Gertrude Stanton, the last member of her family to own and operate the Chariton Cemetery as a private business, will introduce five “Stories from Potter’s Field” during the 13th annual Chariton Cemetery Heritage Tour this Sunday, Sept. 25, beginning at 4 p.m.
The presentation will be held in Potter’s Field, the hilltop area in the far southwest corner of the cemetery where the poorest of Chariton’s poor, and strangers, have been buried --- most in unmarked graves --- since 1864. An estimated 180 people are buried there, although the area appears to be mostly vacant.

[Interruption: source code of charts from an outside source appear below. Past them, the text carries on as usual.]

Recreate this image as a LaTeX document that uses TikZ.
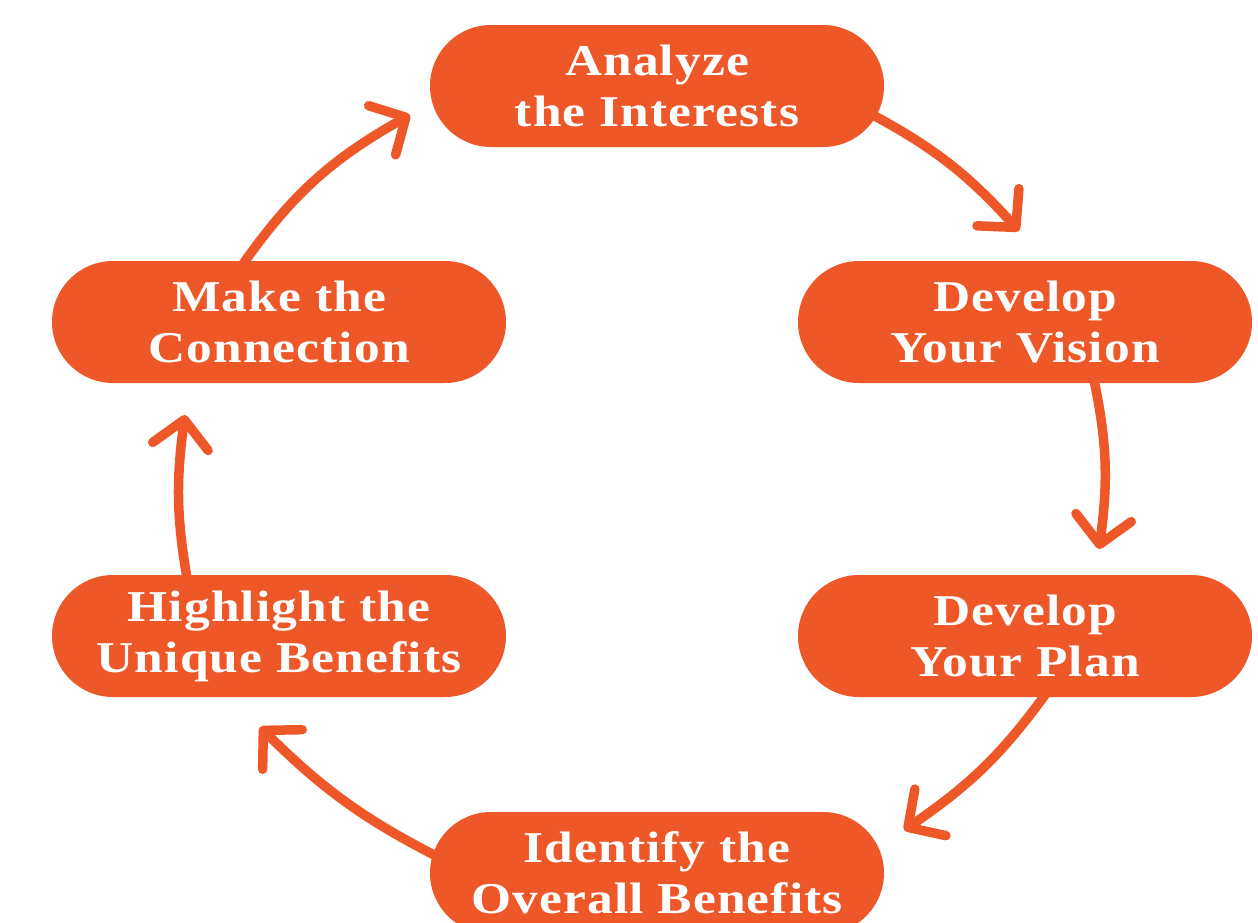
\documentclass[tikz,border=0pt]{standalone}
\usepackage{fontspec}
\setmainfont{Liberation Serif}[FakeStretch=1.17,LetterSpace=2.5]
\usetikzlibrary{arrows.meta,bending}
\definecolor{brandorange}{RGB}{238,87,40}
\tikzset{
  pill/.style={fill=brandorange, draw=none, rounded corners=61pt,
    minimum width=454pt, minimum height=122pt, inner sep=0pt,
    text=white, align=center,
    font=\fontsize{44}{51}\selectfont\bfseries},
  cyclearrow/.style={draw=brandorange, line width=9.5pt, line cap=round,
    -{Straight Barb[length=27pt,width=56pt,round,flex]}}
}
\begin{document}
\begin{tikzpicture}[x=1pt,y=1pt]
\useasboundingbox (0,0) rectangle (1258,-922);
\clip (0,0) rectangle (1258,-922);
\node[pill] (n1) at (657,-86)  {Analyze\\the Interests};
\node[pill] (n2) at (1025,-322) {Develop\\Your Vision};
\node[pill] (n3) at (1025,-636) {Develop\\Your Plan};
\node[pill] (n4) at (657,-873) {Identify the\\Overall Benefits};
\node[pill] (n5) at (279,-636) {Highlight the\\Unique Benefits};
\node[pill] (n6) at (279,-322) {Make the\\Connection};

\coordinate (s1) at (873,-115);  \coordinate (t1) at (1019,-231);
\coordinate (s2) at (1094,-380); \coordinate (t2) at (1099,-549);
\coordinate (s3) at (1045,-695); \coordinate (t3) at (904,-830);
\coordinate (s4) at (440,-858);  \coordinate (t4) at (260,-727);
\coordinate (s5) at (187,-578);  \coordinate (t5) at (185,-415);
\coordinate (s6) at (243,-264);  \coordinate (t6) at (410,-115);

\draw[cyclearrow] (s1) to[bend left=10] (t1);
\draw[cyclearrow] (s2) to[bend left=10] (t2);
\draw[cyclearrow] (s3) to[bend left=10] (t3);
\draw[cyclearrow] (s4) to[bend left=9]  (t4);
\draw[cyclearrow] (s5) to[bend left=9]  (t5);
\draw[cyclearrow] (s6) to[bend left=13] (t6);
\end{tikzpicture}
\end{document}
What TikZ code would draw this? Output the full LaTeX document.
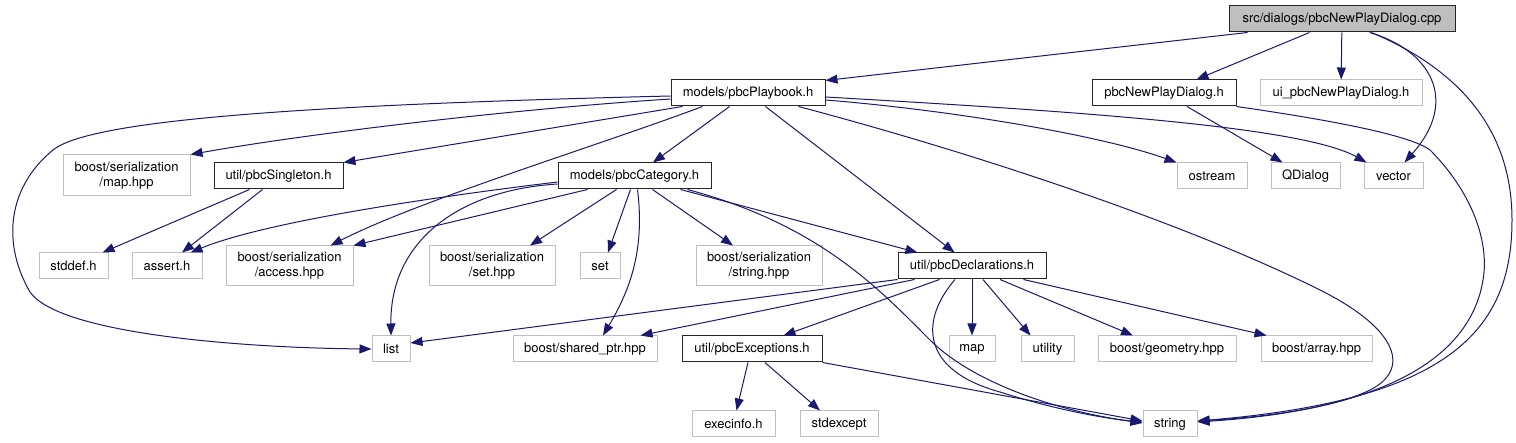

Seven guest presenters will perform as Mrs. Stanton and her guests, telling the stories of William Hallensleben, a stranger buried there in 1867; Anna Sandahl, impoverished wife and mother, who died in 1904; Eliza Ann Carter, matriarch of Chariton’s black community when she died, age approximately 102, during 1923; two nameless tramps, whose remains were found along rail lines but never identified in 1905 and 1915 respectively; and Carl Jones, a young man who fell critically ill while traveling through Chariton in 1932, then was cared for and buried by the community when his illness ended in death six weeks later.
Admission, $5 per person, will be charged with proceeds going toward purchase of a sign to mark the location of Potter’s Field. Advance tickets are available at Piper’s, City Hall, Chariton Area Chamber/Main Street and Clark’s Greenhouse. Tickets also will be sold on Sunday at the cemetery.

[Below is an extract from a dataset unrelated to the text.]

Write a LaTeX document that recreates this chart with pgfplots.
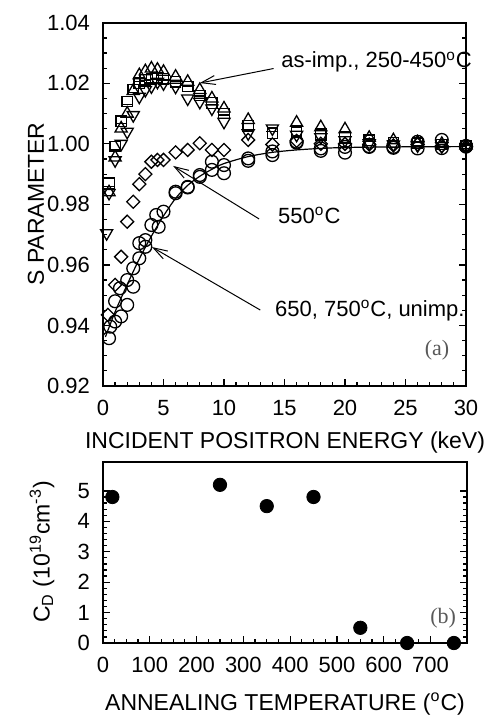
\documentclass[border=0pt]{standalone}
\usepackage{fontspec}
\setmainfont{Liberation Sans}
\newfontfamily\seriffont{Liberation Serif}
\usepackage{pgfplots}
\pgfplotsset{compat=1.18}
\usetikzlibrary{arrows.meta}

\pgfplotsset{
  panel/.style={
    scale only axis, clip=false, anchor=south west,
    axis line style={line width=0.8pt},
    tick style={black, line width=0.6pt},
    major tick length=3.4pt, minor tick length=1.8pt,
    tick align=inside,
    xtick pos=bottom, ytick pos=both, yticklabel pos=left,
    tick label style={font=\fontsize{11}{13}\selectfont},
    /pgf/number format/assume math mode=true,
    xticklabel style={yshift=-3.4pt},
    yticklabel style={xshift=-3pt},
  },
  pts/.style={only marks, black, line width=0.65pt},
}

\begin{document}
\begin{tikzpicture}
\useasboundingbox (0pt,0pt) rectangle (243pt,-359.5pt);

% (a) S parameter vs energy
\begin{axis}[panel, at={(51.5pt,-193pt)}, width=181.5pt, height=181.6pt,
  xmin=0, xmax=30, ymin=0.92, ymax=1.04,
  xtick={0,5,10,15,20,25,30}, minor x tick num=4,
  ytick={0.92,0.94,0.96,0.98,1.00,1.02,1.04}, minor y tick num=3,
  yticklabel style={/pgf/number format/.cd, fixed, fixed zerofill, precision=2}]

% fit line through 650, 750C, unimp.
\addplot[no marks, black, line width=0.6pt, smooth] coordinates {
(0.2,0.9362) (1,0.9445) (2,0.9535) (3,0.9620) (4,0.9695) (5,0.9762)
(6,0.9820) (7,0.9863) (8,0.9893) (9,0.9916) (10,0.9935) (12,0.9958)
(14,0.9972) (16,0.9980) (18,0.9985) (20,0.9988) (24,0.9990) (30,0.9991)};

% 650C
\addplot[pts, mark=o, mark size=3.2pt] coordinates {
(0.5,0.9358) (1.0,0.9413) (1.5,0.9430) (2.0,0.9468) (2.5,0.9528) (3.0,0.9622)
(3.5,0.9660) (4.0,0.9732) (5.0,0.9776) (6.0,0.9842) (7.0,0.9858) (8.0,0.9897)
(9.0,0.9914) (10,0.9903) (12,0.9944) (14,0.9963) (16,1.0004) (18,0.9977)
(20,0.9971) (22,0.9990) (24,0.9987) (26,0.9985) (28,0.9986) (30,0.9991)};
% 750C
\addplot[pts, mark=o, mark size=3.2pt] coordinates {
(0.6,0.9396) (1.0,0.9480) (1.4,0.9523) (2.0,0.9550) (2.5,0.9589) (3.0,0.9672)
(3.5,0.9682) (4.4,0.9765) (4.6,0.9726) (6.0,0.9837) (7.0,0.9856) (8.0,0.9891)
(9.0,0.9941) (10,0.9930) (12,0.9952) (14,0.9975) (16,1.0007) (18,0.9985)
(20,0.9990) (22,0.9992) (24,0.9990) (26,1.0007) (28,1.0013) (30,0.9993)};

% 550C
\addplot[pts, mark=square, mark size=2.3pt, mark options={rotate=45}] coordinates {
(0.4,0.9435) (1.0,0.9534) (1.5,0.9627) (2.0,0.9743) (2.5,0.9809) (3.0,0.9867)
(3.5,0.9900) (4.0,0.9941) (4.5,0.9947) (5.0,0.9947) (6.0,0.9972) (7.0,0.9980)
(8.0,1.0002) (9.0,0.9980) (10,0.9980) (12,1.0013) (14,0.9998) (16,1.0010)
(18,1.0000) (20,1.0000) (22,0.9998) (24,0.9995) (26,0.9998) (28,0.9993) (30,0.9990)};

% as-imp.
\addplot[pts, mark=square, mark size=2.6pt] coordinates {
(0.5,0.9870) (1.0,0.9991) (1.5,1.0075) (2.0,1.0140) (2.5,1.0180) (3.0,1.0200)
(3.5,1.0212) (4.0,1.0215) (4.5,1.0218) (5.0,1.0215) (6.0,1.0205) (7.0,1.0190)
(8.0,1.0160) (9.0,1.0135) (10,1.0100) (12,1.0060) (14,1.0035) (16,1.0038)
(18,1.0030) (20,1.0020) (22,1.0012) (24,1.0005) (26,1.0002) (28,0.9998) (30,0.9995)};
% 250C
\addplot[pts, mark=triangle, mark size=3.5pt] coordinates {
(0.5,0.9840) (1.0,0.9955) (1.5,1.0051) (2.0,1.0100) (2.5,1.0175) (3.0,1.0227)
(3.5,1.0240) (4.0,1.0249) (4.5,1.0245) (5.0,1.0238) (6.0,1.0222) (7.0,1.0205)
(8.0,1.0178) (9.0,1.0150) (10,1.0117) (12,1.0079) (16,1.0070) (18,1.0055)
(20,1.0048) (22,1.0020) (24,1.0012) (26,1.0005) (28,1.0000) (30,0.9995)};
% 350C
\addplot[pts, mark=triangle, mark size=3.5pt, mark options={rotate=180}] coordinates {
(0.3,0.9705) (0.5,0.9838) (1.0,0.9946) (1.5,1.0000) (2.0,1.0040) (2.5,1.0095)
(3.0,1.0156) (3.5,1.0178) (4.0,1.0190) (4.5,1.0205) (5.0,1.0200) (6.0,1.0189)
(7.0,1.0150) (8.0,1.0139) (9.0,1.0117) (10,1.0073) (12,1.0035) (14,1.0051)
(16,1.0030) (18,1.0022) (20,1.0012) (22,1.0002) (24,0.9998) (26,0.9995) (28,0.9992) (30,0.9990)};
% 450C
\addplot[pts, mark=-, mark size=3pt] coordinates {
(0.5,0.9860) (1.0,0.9980) (1.5,1.0068) (2.0,1.0130) (2.5,1.0170) (3.0,1.0205)
(3.5,1.0210) (4.0,1.0212) (4.5,1.0215) (5.0,1.0210) (6.0,1.0205) (7.0,1.0189)
(8.0,1.0158) (9.0,1.0130) (10,1.0095) (12,1.0068) (14,1.0040) (16,1.0060)
(18,1.0050) (20,1.0040) (22,1.0018) (24,1.0010) (26,1.0005) (28,0.9998) (30,0.9996)};

% annotations
\draw[line width=0.5pt, -{Straight Barb[length=7pt,width=4.5pt]}] (axis cs:14.1,1.0249) -- (axis cs:8.0,1.0201);
\draw[line width=0.5pt, -{Straight Barb[length=7pt,width=4.5pt]}] (axis cs:12.9,0.9752) -- (axis cs:5.8,0.9927);
\draw[line width=0.5pt, -{Straight Barb[length=7pt,width=4.5pt]}] (axis cs:13.0,0.9451) -- (axis cs:4.05,0.9659);
\node[anchor=west, inner sep=0pt, font=\fontsize{11}{13}\selectfont] at (axis cs:14.7,1.0270) {as-imp., 250-450\textsuperscript{o}C};
\node[anchor=west, inner sep=0pt, font=\fontsize{11}{13}\selectfont] at (axis cs:14.45,0.9765) {550\textsuperscript{o}C};
\node[anchor=west, inner sep=0pt, font=\fontsize{11}{13}\selectfont] at (axis cs:14.2,0.9448) {650, 750\textsuperscript{o}C, unimp.};
\node[text=black!65, font=\seriffont\fontsize{11}{13}\selectfont] at (axis cs:27.6,0.9319) {(a)};
\end{axis}

% (b) C_D vs annealing temperature
\begin{axis}[panel, at={(51.5pt,-321.5pt)}, width=182pt, height=90.5pt,
  xmin=0, xmax=778, ymin=0, ymax=5.95,
  xtick={0,100,200,300,400,500,600,700}, minor x tick num=3,
  ytick={0,1,2,3,4,5}, minor y tick num=4]
\addplot[only marks, black, mark=*, mark size=3.35pt] coordinates {
(20,4.8) (250,5.2) (350,4.5) (450,4.8) (550,0.5) (650,0) (750,0)};
\node[text=black!65, font=\seriffont\fontsize{11}{13}\selectfont] at (axis cs:727,0.83) {(b)};
\end{axis}

% axis titles
\node[rotate=90, font=\fontsize{11.5}{14}\selectfont] at (18pt,-102pt) {S PARAMETER};
\node[font=\fontsize{11.5}{14}\selectfont] at (142.5pt,-221.5pt) {INCIDENT POSITRON ENERGY (keV)};
\node[rotate=90, font=\fontsize{11.5}{14}\selectfont] at (21pt,-276pt) {C\textsubscript{D} (10\textsuperscript{19}cm\textsuperscript{-3})};
\node[font=\fontsize{11.5}{14}\selectfont] at (142.5pt,-352pt) {ANNEALING TEMPERATURE (\textsuperscript{o}C)};
\end{tikzpicture}
\end{document}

Those who attend are asked to drive into the cemetery and park in the general location of Potter’s Field, along driveways or in the designated parking area at the foot of the hill to the east. Seating will be provided. Cookies and lemonade will be served.
The presentation will be held rain or shine, but in case of rain will be moved to the “English cottage” shelter house at the heart of the cemetery.

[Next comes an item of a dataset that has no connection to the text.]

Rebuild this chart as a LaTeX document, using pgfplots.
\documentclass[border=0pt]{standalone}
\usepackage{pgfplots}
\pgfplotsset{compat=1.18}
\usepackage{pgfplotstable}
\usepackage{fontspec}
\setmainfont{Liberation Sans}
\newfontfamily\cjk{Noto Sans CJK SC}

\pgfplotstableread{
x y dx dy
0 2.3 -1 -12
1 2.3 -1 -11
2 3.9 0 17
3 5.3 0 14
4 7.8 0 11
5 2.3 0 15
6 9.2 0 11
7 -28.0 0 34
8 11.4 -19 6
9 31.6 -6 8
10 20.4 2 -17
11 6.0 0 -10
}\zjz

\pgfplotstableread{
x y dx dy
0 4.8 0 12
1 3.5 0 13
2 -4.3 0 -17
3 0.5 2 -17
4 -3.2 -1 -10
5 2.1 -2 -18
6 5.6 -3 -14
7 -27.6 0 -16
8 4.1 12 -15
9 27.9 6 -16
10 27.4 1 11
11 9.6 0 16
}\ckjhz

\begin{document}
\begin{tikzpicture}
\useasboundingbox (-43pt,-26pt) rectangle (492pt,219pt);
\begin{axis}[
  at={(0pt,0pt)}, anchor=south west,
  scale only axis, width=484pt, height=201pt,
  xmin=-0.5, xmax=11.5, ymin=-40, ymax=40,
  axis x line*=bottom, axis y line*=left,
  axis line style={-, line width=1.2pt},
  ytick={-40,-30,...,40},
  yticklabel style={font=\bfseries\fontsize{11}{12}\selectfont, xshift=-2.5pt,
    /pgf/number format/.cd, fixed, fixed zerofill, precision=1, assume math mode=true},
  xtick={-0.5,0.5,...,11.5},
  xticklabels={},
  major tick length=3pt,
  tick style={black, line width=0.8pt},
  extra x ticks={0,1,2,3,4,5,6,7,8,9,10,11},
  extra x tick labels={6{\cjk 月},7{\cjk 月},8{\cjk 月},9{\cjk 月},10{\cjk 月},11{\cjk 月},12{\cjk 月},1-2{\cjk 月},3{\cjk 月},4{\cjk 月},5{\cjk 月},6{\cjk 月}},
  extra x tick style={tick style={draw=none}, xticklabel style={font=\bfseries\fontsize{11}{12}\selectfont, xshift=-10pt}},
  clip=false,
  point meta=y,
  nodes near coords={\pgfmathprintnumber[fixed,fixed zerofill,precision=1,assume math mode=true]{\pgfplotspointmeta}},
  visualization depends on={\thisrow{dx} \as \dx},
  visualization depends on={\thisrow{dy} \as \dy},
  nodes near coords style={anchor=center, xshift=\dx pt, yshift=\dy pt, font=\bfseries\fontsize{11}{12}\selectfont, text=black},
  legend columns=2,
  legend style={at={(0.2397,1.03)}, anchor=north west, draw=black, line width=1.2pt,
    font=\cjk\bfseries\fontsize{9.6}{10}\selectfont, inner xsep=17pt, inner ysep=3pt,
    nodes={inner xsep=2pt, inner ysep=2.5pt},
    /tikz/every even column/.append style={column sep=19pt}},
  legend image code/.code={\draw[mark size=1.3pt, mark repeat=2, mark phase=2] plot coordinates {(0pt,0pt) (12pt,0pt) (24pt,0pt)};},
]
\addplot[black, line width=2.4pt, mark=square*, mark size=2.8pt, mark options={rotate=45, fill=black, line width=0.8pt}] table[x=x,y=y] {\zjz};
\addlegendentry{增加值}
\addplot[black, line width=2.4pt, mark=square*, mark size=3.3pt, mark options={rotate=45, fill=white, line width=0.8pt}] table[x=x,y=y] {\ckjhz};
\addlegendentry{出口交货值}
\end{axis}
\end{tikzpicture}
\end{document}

The Chariton Cemetery was begun during 1864 by a private company with 19 stockholders. It replaced two earlier burial grounds, one now known as Douglass Pioneer Cemetery, and the other on the current site of Columbus School.
Stanton family members were sole owners from the 1890s until 1924, when it was sold to the city of Chariton. Extensive landscaping, innovative design and improvements such as the shelter are among the reasons it is listed on the National Register of Historic Places as the Chariton Cemetery Historic District.